§ **Exercise objective**
Reproduce the data below in full and exclude every picture.

:::::

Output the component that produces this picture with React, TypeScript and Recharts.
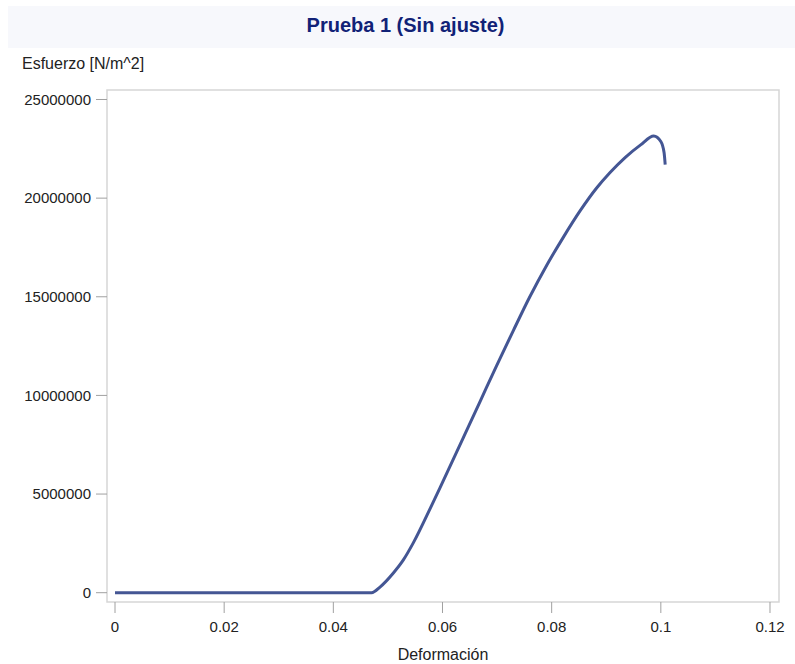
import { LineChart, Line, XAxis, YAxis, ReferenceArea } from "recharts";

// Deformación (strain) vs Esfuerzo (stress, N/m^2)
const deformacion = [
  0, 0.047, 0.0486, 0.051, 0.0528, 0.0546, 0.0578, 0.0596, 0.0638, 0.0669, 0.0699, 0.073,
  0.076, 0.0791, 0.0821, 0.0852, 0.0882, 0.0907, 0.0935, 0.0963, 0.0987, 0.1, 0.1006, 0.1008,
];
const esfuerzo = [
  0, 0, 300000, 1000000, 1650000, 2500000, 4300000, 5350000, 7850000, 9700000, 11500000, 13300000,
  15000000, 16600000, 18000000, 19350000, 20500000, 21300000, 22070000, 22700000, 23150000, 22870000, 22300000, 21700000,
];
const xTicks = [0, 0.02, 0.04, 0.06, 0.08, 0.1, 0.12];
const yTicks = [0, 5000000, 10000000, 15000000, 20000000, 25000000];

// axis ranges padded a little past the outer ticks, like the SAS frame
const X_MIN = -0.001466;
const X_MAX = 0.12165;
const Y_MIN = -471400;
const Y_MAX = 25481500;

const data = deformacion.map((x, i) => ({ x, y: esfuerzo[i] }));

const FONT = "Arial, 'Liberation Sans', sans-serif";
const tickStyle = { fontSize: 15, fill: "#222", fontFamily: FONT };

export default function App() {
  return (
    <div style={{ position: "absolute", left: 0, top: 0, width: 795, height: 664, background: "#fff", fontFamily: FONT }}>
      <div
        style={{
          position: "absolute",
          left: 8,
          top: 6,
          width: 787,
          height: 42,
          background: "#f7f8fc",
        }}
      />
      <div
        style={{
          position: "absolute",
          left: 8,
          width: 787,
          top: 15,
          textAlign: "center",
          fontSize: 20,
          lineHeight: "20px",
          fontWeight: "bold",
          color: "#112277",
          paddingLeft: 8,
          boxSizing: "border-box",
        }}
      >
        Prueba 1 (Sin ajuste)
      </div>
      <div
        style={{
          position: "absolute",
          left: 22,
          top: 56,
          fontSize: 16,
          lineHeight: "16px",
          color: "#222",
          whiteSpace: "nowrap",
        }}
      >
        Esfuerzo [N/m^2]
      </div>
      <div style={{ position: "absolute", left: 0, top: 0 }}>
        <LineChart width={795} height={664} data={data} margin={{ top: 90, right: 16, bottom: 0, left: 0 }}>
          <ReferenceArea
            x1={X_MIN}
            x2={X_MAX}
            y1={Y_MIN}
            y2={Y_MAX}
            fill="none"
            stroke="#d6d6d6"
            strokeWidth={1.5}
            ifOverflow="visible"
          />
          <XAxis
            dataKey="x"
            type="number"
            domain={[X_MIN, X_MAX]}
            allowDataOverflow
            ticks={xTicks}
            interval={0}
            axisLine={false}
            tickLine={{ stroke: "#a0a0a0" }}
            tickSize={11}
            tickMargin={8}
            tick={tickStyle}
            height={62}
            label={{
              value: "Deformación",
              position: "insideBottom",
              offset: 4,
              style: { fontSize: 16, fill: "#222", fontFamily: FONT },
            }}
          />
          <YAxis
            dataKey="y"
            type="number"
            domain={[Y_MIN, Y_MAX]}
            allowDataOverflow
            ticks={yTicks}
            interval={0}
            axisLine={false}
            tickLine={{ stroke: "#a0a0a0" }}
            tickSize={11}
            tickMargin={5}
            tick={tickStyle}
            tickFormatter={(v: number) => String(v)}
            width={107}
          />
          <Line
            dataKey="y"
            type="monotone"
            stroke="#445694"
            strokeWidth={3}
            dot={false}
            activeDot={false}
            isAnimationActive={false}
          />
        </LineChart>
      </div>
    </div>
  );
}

:::::

§ **Response to this task**
Output the component that produces this picture with React, TypeScript and Recharts.
import { LineChart, Line, XAxis, YAxis, ReferenceArea } from "recharts";

// Deformación (strain) vs Esfuerzo (stress, N/m^2)
const deformacion = [
  0, 0.047, 0.0486, 0.051, 0.0528, 0.0546, 0.0578, 0.0596, 0.0638, 0.0669, 0.0699, 0.073,
  0.076, 0.0791, 0.0821, 0.0852, 0.0882, 0.0907, 0.0935, 0.0963, 0.0987, 0.1, 0.1006, 0.1008,
];
const esfuerzo = [
  0, 0, 300000, 1000000, 1650000, 2500000, 4300000, 5350000, 7850000, 9700000, 11500000, 13300000,
  15000000, 16600000, 18000000, 19350000, 20500000, 21300000, 22070000, 22700000, 23150000, 22870000, 22300000, 21700000,
];
const xTicks = [0, 0.02, 0.04, 0.06, 0.08, 0.1, 0.12];
const yTicks = [0, 5000000, 10000000, 15000000, 20000000, 25000000];

// axis ranges padded a little past the outer ticks, like the SAS frame
const X_MIN = -0.001466;
const X_MAX = 0.12165;
const Y_MIN = -471400;
const Y_MAX = 25481500;

const data = deformacion.map((x, i) => ({ x, y: esfuerzo[i] }));

const FONT = "Arial, 'Liberation Sans', sans-serif";
const tickStyle = { fontSize: 15, fill: "#222", fontFamily: FONT };

export default function App() {
  return (
    <div style={{ position: "absolute", left: 0, top: 0, width: 795, height: 664, background: "#fff", fontFamily: FONT }}>
      <div
        style={{
          position: "absolute",
          left: 8,
          top: 6,
          width: 787,
          height: 42,
          background: "#f7f8fc",
        }}
      />
      <div
        style={{
          position: "absolute",
          left: 8,
          width: 787,
          top: 15,
          textAlign: "center",
          fontSize: 20,
          lineHeight: "20px",
          fontWeight: "bold",
          color: "#112277",
          paddingLeft: 8,
          boxSizing: "border-box",
        }}
      >
        Prueba 1 (Sin ajuste)
      </div>
      <div
        style={{
          position: "absolute",
          left: 22,
          top: 56,
          fontSize: 16,
          lineHeight: "16px",
          color: "#222",
          whiteSpace: "nowrap",
        }}
      >
        Esfuerzo [N/m^2]
      </div>
      <div style={{ position: "absolute", left: 0, top: 0 }}>
        <LineChart width={795} height={664} data={data} margin={{ top: 90, right: 16, bottom: 0, left: 0 }}>
          <ReferenceArea
            x1={X_MIN}
            x2={X_MAX}
            y1={Y_MIN}
            y2={Y_MAX}
            fill="none"
            stroke="#d6d6d6"
            strokeWidth={1.5}
            ifOverflow="visible"
          />
          <XAxis
            dataKey="x"
            type="number"
            domain={[X_MIN, X_MAX]}
            allowDataOverflow
            ticks={xTicks}
            interval={0}
            axisLine={false}
            tickLine={{ stroke: "#a0a0a0" }}
            tickSize={11}
            tickMargin={8}
            tick={tickStyle}
            height={62}
            label={{
              value: "Deformación",
              position: "insideBottom",
              offset: 4,
              style: { fontSize: 16, fill: "#222", fontFamily: FONT },
            }}
          />
          <YAxis
            dataKey="y"
            type="number"
            domain={[Y_MIN, Y_MAX]}
            allowDataOverflow
            ticks={yTicks}
            interval={0}
            axisLine={false}
            tickLine={{ stroke: "#a0a0a0" }}
            tickSize={11}
            tickMargin={5}
            tick={tickStyle}
            tickFormatter={(v: number) => String(v)}
            width={107}
          />
          <Line
            dataKey="y"
            type="monotone"
            stroke="#445694"
            strokeWidth={3}
            dot={false}
            activeDot={false}
            isAnimationActive={false}
          />
        </LineChart>
      </div>
    </div>
  );
}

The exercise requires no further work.